Roger L. Couch, Circuit Court Judge
Memorandum Opinion No. 2006-MO-009
Heard February 2, 2006 - Filed February 27, 2006
Ricky Keith Harris, of
Spartanburg, for Appellant.
Attorney General Henry Dargan McMaster, Assistant Deputy Attorney General Salley W. Elliott, and Assistant Attorney General David A. Spencer, all of
Columbia; and Solicitor Harold W. Gowdy, III, of Spartanburg, for Respondent.
PER CURIAM: Affirmed pursuant to Rule 220(b), SCACR, and the following authorities: State v.
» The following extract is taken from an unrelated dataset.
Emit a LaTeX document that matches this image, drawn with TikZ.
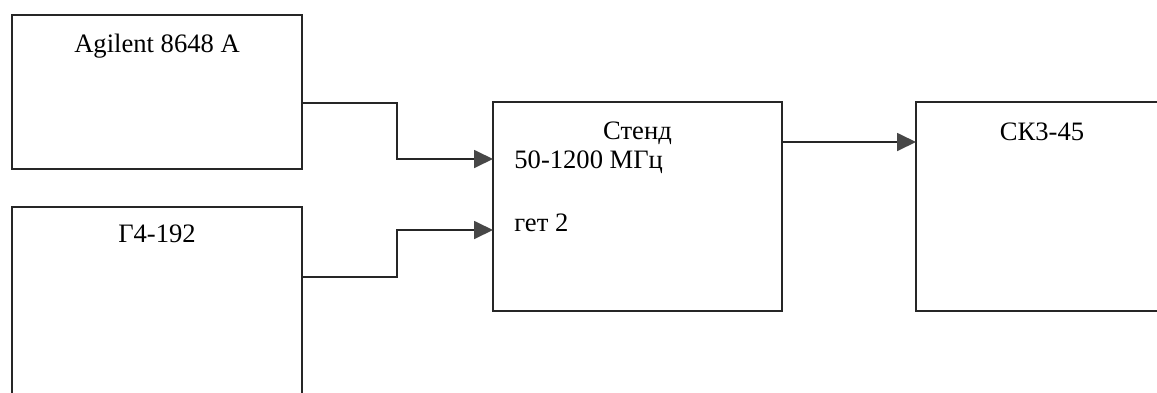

Griffin, 277 S.C. 193, 285 S.E.2d 631 (1981)(holding proceedings before grand jury are presumed to be regular unless there is clear evidence to contrary); State v. Thompson, 305 S.C. 496, 409 S.E.2d 420 (Ct.App. 1991) (holding “[s]peculation about ‘potential’ abuse of grand jury proceedings cannot substitute for evidence of actual abuse as grounds for quashing an otherwise lawful indictment.”); State v. Williams, 263 S.C. 290, 210 S.E.2d 298 (1974)(holding indictment based upon hearsay testimony does not violate defendant’s rights); Town of Mt. Pleasant v. Jones, 335 S.C. 295, 516 S.E.2d 468 (Ct.App.1999) (holding unappealed ruling becomes law of case, and appellate court must assume ruling was correct).TOAL, C.J., MOORE, BURNETT, PLEICONES, JJ., and Acting Justice James W. Johnson, Jr., concur.